Linking vegetation dynamics and stability in the old-growth forests of Central Eastern Europe: Implications for forest conservation and management Biol. Conserv. (IF 4.66) Pub Date : 2018-12-03 Roxana Grindean, Ioan Tanţău, Angelica Feurdean
The threats posed by current and future changes in land use and climate have recently stressed the importance of evaluating the efficiency of present conservation measures that seek to restore or protect the naturalness of the wooded landscape. In Romania, the remaining old-growth forests in national parks have been consistently degraded by commercial logging and inappropriate forestry practices. This study provides an 8800 cal BP old history of compositional changes and disturbance regimes (natural and human induced) recorded in the old-growth Picea abies forests and P. abies–Fagus sylvatica–Abies alba mixed forests from the Rodna Mountains National Park.

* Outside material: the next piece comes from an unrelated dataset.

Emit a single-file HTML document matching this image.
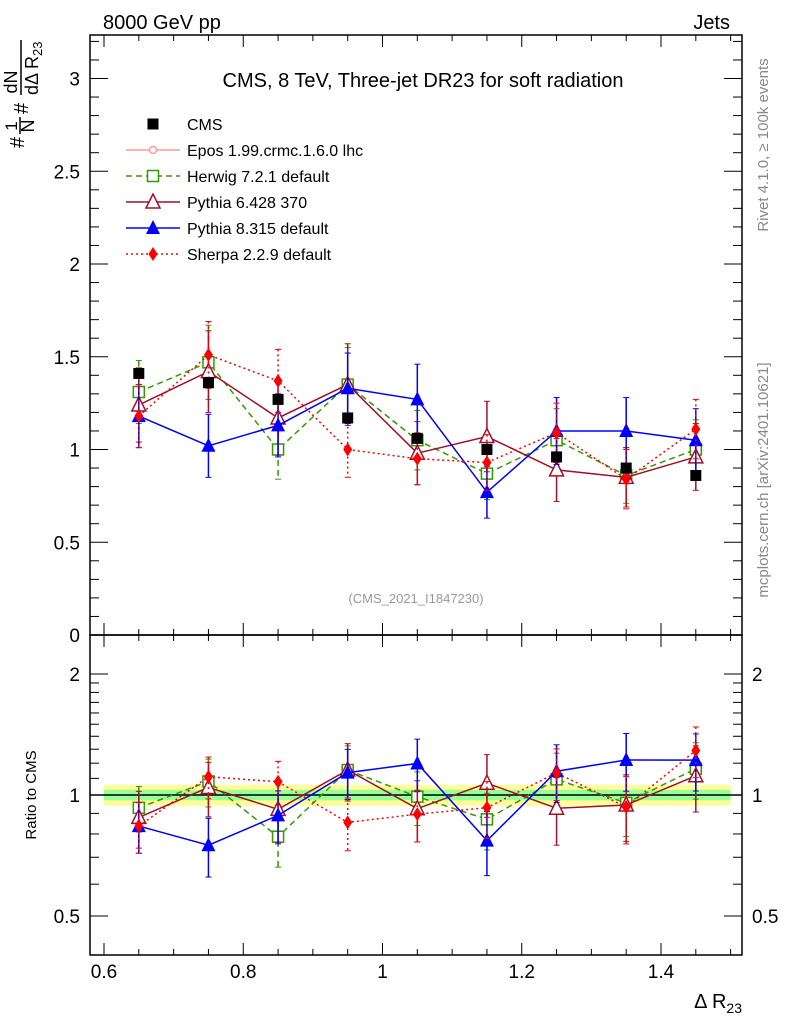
<!DOCTYPE html>
<html><head><meta charset="utf-8"><style>
body{margin:0;background:#fff;}
svg{display:block;font-family:"Liberation Sans",sans-serif;}
</style></head><body>
<svg id="c" width="786" height="1024" xmlns="http://www.w3.org/2000/svg">
<text x="103" y="29" font-size="20">8000 GeV pp</text>
<text x="730" y="29" font-size="20" text-anchor="end">Jets</text>
<text x="423" y="87" font-size="20" text-anchor="middle">CMS, 8 TeV, Three-jet DR23 for soft radiation</text>
<text x="416" y="603" font-size="13" fill="#999" text-anchor="middle">(CMS_2021_I1847230)</text>
<text transform="translate(768,145) rotate(-90)" font-size="15" fill="#888" text-anchor="middle">Rivet 4.1.0, ≥ 100k events</text>
<text transform="translate(768,480) rotate(-90)" font-size="15" fill="#888" text-anchor="middle">mcplots.cern.ch [arXiv:2401.10621]</text>
<g transform="translate(0,152) rotate(-90)">
<text x="4" y="24" font-size="20">#</text>
<text x="26" y="17" font-size="17" text-anchor="middle">1</text>
<line x1="18" x2="35" y1="20" y2="20" stroke="#000" stroke-width="1.5"/>
<text x="26" y="34" font-size="18" text-anchor="middle">N</text>
<text x="38" y="28" font-size="20">#</text>
<text x="70" y="17" font-size="18" text-anchor="middle">dN</text>
<line x1="57" x2="112" y1="21" y2="21" stroke="#000" stroke-width="1.5"/>
<text x="57" y="38" font-size="18">dΔ R<tspan font-size="13" dy="4">23</tspan></text>
</g>
<text transform="translate(36,795) rotate(-90)" font-size="15" text-anchor="middle">Ratio to CMS</text>
<text x="742" y="1008" font-size="20" text-anchor="end">Δ R<tspan font-size="14" dy="5">23</tspan></text>
<g id="g"></g>
</svg>
<script>
const xs=[0.65,0.75,0.85,0.95,1.05,1.15,1.25,1.35,1.45];
const cms=[1.41,1.36,1.27,1.17,1.06,1.00,0.96,0.90,0.86];
const herwig=[1.31,1.47,1.00,1.35,1.05,0.87,1.05,0.86,1.00];
const herwigErr=[0.17,0.2,0.16,0.2,0.16,0.14,0.17,0.15,0.16];
const py6=[1.24,1.42,1.17,1.35,0.98,1.07,0.89,0.85,0.96];
const py6Err=[0.2,0.22,0.2,0.22,0.17,0.19,0.17,0.16,0.18];
const py8=[1.18,1.02,1.13,1.33,1.27,0.77,1.10,1.10,1.05];
const py8Err=[0.17,0.17,0.17,0.19,0.19,0.14,0.18,0.18,0.17];
const sherpa=[1.18,1.51,1.37,1.00,0.95,0.93,1.09,0.84,1.11];
const sherpaErr=[0.17,0.18,0.17,0.15,0.14,0.15,0.16,0.16,0.16];
const xTicks=[0.6,0.8,1,1.2,1.4];
const yTicks=[0,0.5,1,1.5,2,2.5,3];
const rTicks=[0.5,1,2];
const NS="http://www.w3.org/2000/svg";
const g=document.getElementById('g');
const L=90,R=742,T=35,M=635,B=955;
const X=v=>104+(v-0.6)*696.25;
const Y=v=>635-185.5*v;
const RY=r=>795-121*Math.log2(r);
function el(t,a,p){const e=document.createElementNS(NS,t);for(const k in a)e.setAttribute(k,a[k]);(p||g).appendChild(e);return e;}
for(let i=0;i<xs.length;i++){
 let b=el('rect',{x:X(xs[i]-0.05),y:RY(1.06),width:X(0.7)-X(0.6),height:RY(0.94)-RY(1.06),fill:'#ffff99'});
 
 
 let c=el('rect',{x:X(xs[i]-0.05),y:RY(1.03),width:X(0.7)-X(0.6),height:RY(0.97)-RY(1.03),fill:'#99ff99'});
 
 
}
el('line',{x1:L,x2:R,y1:RY(1),y2:RY(1),stroke:'#000','stroke-width':1.5});
for(const [t,b] of [[T,M],[M,B]]){const f=el('rect',{x:L,y:t,width:R-L,height:b-t,fill:'none',stroke:'#000','stroke-width':1.5});}
for(let v=0.6;v<=1.5001;v+=0.05){const maj=Math.abs(v*5-Math.round(v*5))<1e-6;const len=maj?12:6;
 for(const [a,d] of [[M,-1],[B,-1],[T,1],[M,1]]){el('line',{x1:X(v),x2:X(v),y1:a,y2:a+d*len,stroke:'#000'});}}
xTicks.forEach(v=>{const t=el('text',{x:X(v),y:978,'font-size':19,'text-anchor':'middle'});t.textContent=String(v);});
for(let k=0;k<=32;k++){const v=k*0.1;const maj=k%5==0;const len=maj?18:9;const y=Y(v);if(y<T)continue;
 el('line',{x1:L,x2:L+len,y1:y,y2:y,stroke:'#000'});el('line',{x1:R,x2:R-len,y1:y,y2:y,stroke:'#000'});}
yTicks.forEach(v=>{const t=el('text',{x:80,y:Y(v)+7,'font-size':19,'text-anchor':'end'});t.textContent=String(v);});
[0.4,0.5,0.6,0.7,0.8,0.9,1,1.1,1.2,1.3,1.4,1.5,1.6,1.7,1.8,1.9,2].forEach(r=>{const maj=rTicks.includes(r);const len=maj?18:9;const y=RY(r);
 el('line',{x1:L,x2:L+len,y1:y,y2:y,stroke:'#000'});el('line',{x1:R,x2:R-len,y1:y,y2:y,stroke:'#000'});});
rTicks.forEach(r=>{for(const [x,a] of [[80,'end'],[752,'start']]){const t=el('text',{x:x,y:RY(r)+7,'font-size':19,'text-anchor':a});t.textContent=String(r);}});
function marker(type,x,y,col,name){let m;
 if(type=='sq')m=el('rect',{x:x-5.5,y:y-5.5,width:11,height:11,fill:col});
 else if(type=='osq')m=el('rect',{x:x-5.5,y:y-5.5,width:11,height:11,fill:'#fff',stroke:col,'stroke-width':1.5});
 else if(type=='otri')m=el('polygon',{points:`${x},${y-8} ${x-7},${y+6} ${x+7},${y+6}`,fill:'#fff',stroke:col,'stroke-width':1.5});
 else if(type=='tri')m=el('polygon',{points:`${x},${y-8} ${x-7},${y+6} ${x+7},${y+6}`,fill:col});
 else if(type=='dia')m=el('polygon',{points:`${x},${y-7} ${x-4.5},${y} ${x},${y+7} ${x+4.5},${y}`,fill:col});
 
 }
const series=[
 {n:'herwig',v:herwig,e:herwigErr,c:'#339900',d:'6,4',m:'osq'},
 {n:'pythia6',v:py6,e:py6Err,c:'#a0102a',d:'',m:'otri'},
 {n:'pythia8',v:py8,e:py8Err,c:'#0000ff',d:'',m:'tri'},
 {n:'sherpa',v:sherpa,e:sherpaErr,c:'#ff0000',d:'2,3',m:'dia'}];
series.forEach(s=>{
 for(const ratio of [false,true]){
  const yf=ratio?(i,v)=>RY(v/cms[i]):(i,v)=>Y(v);
  const pts=xs.map((x,i)=>X(x)+','+yf(i,s.v[i])).join(' ');
  const p=el('polyline',{points:pts,fill:'none',stroke:s.c,'stroke-width':1.5,'stroke-dasharray':s.d});
  
  
  xs.forEach((x,i)=>{const y1=yf(i,s.v[i]+s.e[i]),y2=yf(i,Math.max(s.v[i]-s.e[i],0.05));
   el('line',{x1:X(x),x2:X(x),y1:y1,y2:y2,stroke:s.c,'stroke-width':1.5,'stroke-dasharray':s.d});
   el('line',{x1:X(x)-3,x2:X(x)+3,y1:y1,y2:y1,stroke:s.c});el('line',{x1:X(x)-3,x2:X(x)+3,y1:y2,y2:y2,stroke:s.c});
   marker(s.m,X(x),yf(i,s.v[i]),s.c,s.n+'-point');});
 }});
xs.forEach((x,i)=>marker('sq',X(x),Y(cms[i]),'#000','cms-point'));
const leg=[['CMS','sq','#000',''],['Epos 1.99.crmc.1.6.0 lhc','epos','#ff9999',''],['Herwig 7.2.1 default','osq','#339900','6,4'],['Pythia 6.428 370','otri','#a0102a',''],['Pythia 8.315 default','tri','#0000ff',''],['Sherpa 2.2.9 default','dia','#ff0000','2,3']];
leg.forEach((l,k)=>{const y=124+k*26;
 if(k>0)el('line',{x1:126,x2:180,y1:y,y2:y,stroke:l[2],'stroke-width':1.5,'stroke-dasharray':l[3]});
 if(l[1]=='epos'){const c=el('circle',{cx:153,cy:y,r:3.5,fill:'#fff',stroke:l[2],'stroke-width':1.5});}
 else marker(l[1],153,y,l[2],'legend-marker');
 const t=el('text',{x:187,y:y+6,'font-size':16});t.textContent=l[0];
 
 });
</script>
</body></html>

Our results reveal moderate turnover between 8800 and 5000 cal BP when vegetation dynamics were marked by the expansion of a closed P. abies forest and moderate disturbance intensity. The most stable compositional changes were recorded between 5000 and 1750 cal BP, primarily associated with the expansion of F. sylvatica and a low disturbance regime. The last 1750 years, but in particular over the last 50 years, correspond to the highest degree of turnover as a response to increased anthropogenic disturbance. This led to the reduced extent of the old-growth forest and extension of secondary forest (Pinus, Betula, Corylus avellana and Alnus glutinosa). This pollen based reconstruction of major forest cover loss over the last fifty years is also depicted in modern satellite imagery. Our long-term record indicates that the conservation status of the forests in this region is not efficiently implemented and in the future we may lose large tracts of the remaining old-growth forests.